I don't like playing theory magic, I play the real game and have seen real results. Heck, even in the last tourny I was in, out of 48 people, 3 were playing Project R decks and none of them made it to the top 8 because there were too many fast aggro decks that totally destroyed them. You can't just sit there and say 'oh they don't know how to play it', when I've played 4-5 different people with almost identical decks. It's really not a hard deck to understand and play.


here are the three possible scenarios:

1. you are very lucky.
2. the R opponents you played are chicken McNublets.
3. you are exaggerating.

if you're a project R player, and the biggest thing you need to worry about is cryoclasm and 3/4 beats, you're pretty much set. (especially considering many project R decks run 12 non-basics.)

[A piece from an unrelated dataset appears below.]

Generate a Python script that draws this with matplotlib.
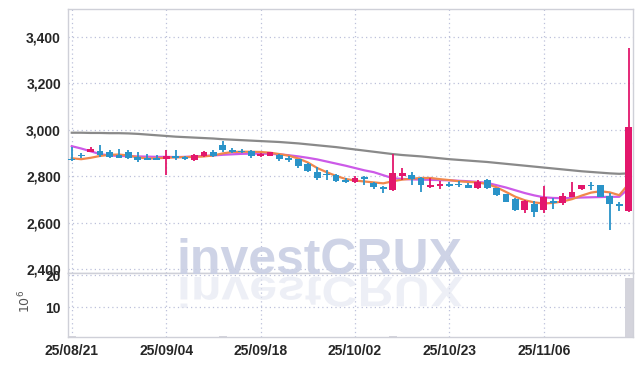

stuffy doll's not a problem, because they run bounce. burn isn't a problem because they run riftwatchers in the board. cryoclasm isn't much of a threat either because they run few basics, and usually 25+ lands, and they soratami on turn 4 to refill their hand and drop land. they will also probably board in permission if they have that board set-up, negating the cyroclasm in the first place. they don't care about your removal, and molten disaster doesn't hit anything. all in all, project R is not a great match-up for skred, and an even worse one for those incorperating the stuffy doll combo. you can talk about how you beat project R all day long, but a) talk is talk; and b) on paper the match-up is awful, so why should we assume that the situation is not one of the 3 scenarios listed?

i'm pretty sure i've seen shadaroth post in this thread alot, and he always tends to post pretty intelligent observations as i recall. i think the scenario of him not being able to play the deck is not what's going on.